The denial of an insurance claim following a fire at the home of Shelly Legault gave rise to a decade-long legal dispute, which was recently addressed by the Ontario Court of Appeal in Legault v. TD General Insurance Company.
In March of 2014, a fire rendered Legault's home uninhabitable. Her homeowner's insurance policy with TD covered dwelling replacement costs, personal property, and additional living expenses, which included temporary accommodation costs. Her coverage totalled $642,000.
After initially staying in a hotel, Legault arranged to live in a house purportedly owned by an acquaintance, Wendy Ogden. However, it turned out that Ogden was merely renting the house. Legault claimed additional living expenses under the policy to cover her rent and, based on a signed four-month tenancy agreement, TD paid $20,000 to Ogden.
TD subsequently investigated the legitimacy of the payment after Ogden, for reasons unknown, reported that Legault did not actually reside at the house, and that Legault had access to the $20,000 in Ogden's TD account. TD eventually concluded that Legault had made false statements regarding her living expenses claim. Her policy incorporated the standard statutory conditions, including the following:
Fraud
7. A fraudulent or willful false statement in a statutory declaration in relation to any of the above particulars shall vitiate the claim of the person making the declaration.
TD denied her claim. Legault then sued TD, seeking $1 million in damages. In addition to the replacement value of her house and personal property destroyed in fire, she sought compensation for additional damage that occurred to the house while TD was performing its investigation. The property was eventually sold under power of sale proceedings.
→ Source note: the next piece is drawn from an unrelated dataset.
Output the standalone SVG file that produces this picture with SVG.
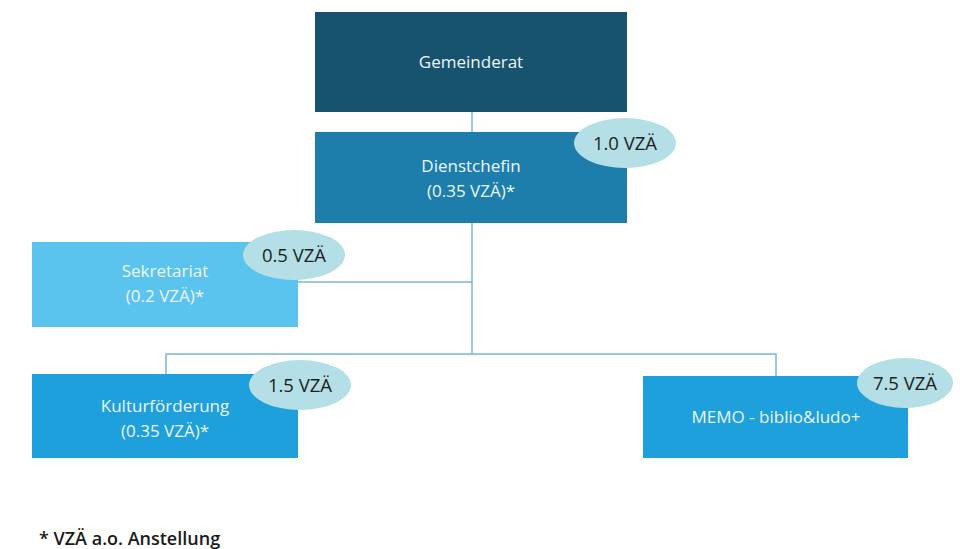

The trial court dismissed her action, finding that her fraudulent statements warranted the forfeiture of her coverage. TD successfully counter-sued Legault, with the court ordering her to pay damages as well as legal costs.
Appeal
Legault appealed the trial court's decision and the cost award, raising three main issues:
1. TD's Alleged Breach of Contract:
Legault argued that TD breached the insurance contract by failing to provide a proof of loss form within 60 days, failing to maintain her standard of living, not explaining the significance of an interim proof of loss, and conducting an inadequate investigation.
The Court of Appeal dismissed these arguments, noting that Legault's fraud nullified any obligation TD had under the policy and made the breach of contract allegations irrelevant. The court found no error in the trial judge's decision.
2. Admission of Professional Witness Testimony:
Legault contended that the trial judge erred by allowing testimony from two professional witnesses paid by TD – an investigator and an independent insurance adjuster. She argued that these payments created a bias and that "the promise of money is a direct invitation to fabrication" (para 29). However, the Court of Appeal upheld the trial judge's decision, noting that the judge carefully considered the circumstances and found no issue with the witnesses being compensated for their time: "in non-criminal cases specifically, it is acceptable to receive testimony from such witnesses where it is reasonable in the circumstances" (para 31).
3. Cost Award:
Legault challenged the trial judge's cost award, arguing that the costs were excessively high due to the "novelty" of the case. In fact, the trial judge had referred to the case as "novel" as "the question of whether a willfully false statement in respect of [additional living expenses], if proven, will vitiate an insured's right to recover all benefits claimed under a homeowner's insurance policy" had not been considered in any reported case.
The Court of Appeal found no error in the trial judge's discretion regarding costs and concluded that the threshold for appealing the cost award was not met.
Conclusion
The Court of Appeal dismissed Legault's appeal and upheld the trial judge's decisions on all of the issues. TD was also awarded $15,000 in appeal costs.
The key takeaway from the case is that fraudulent actions by an insured can lead to the forfeiture of coverage. While the burden of proof to establish fraud rests with insurer, courts will generally uphold such findings if well supported by evidence. Despite being the underdog in this case, Legault found no sympathy in the Court of Appeal.
Clients should be advised never to mislead their insurer, even with respect to facts or funds that they may view as inconsequential. Though $20,000 was a modest amount relative to the scope of Ms. Legault's coverage, fraud nullified her policy, repealed any sympathy from the court and ultimately ended up costing her far more than she gained through her deceit.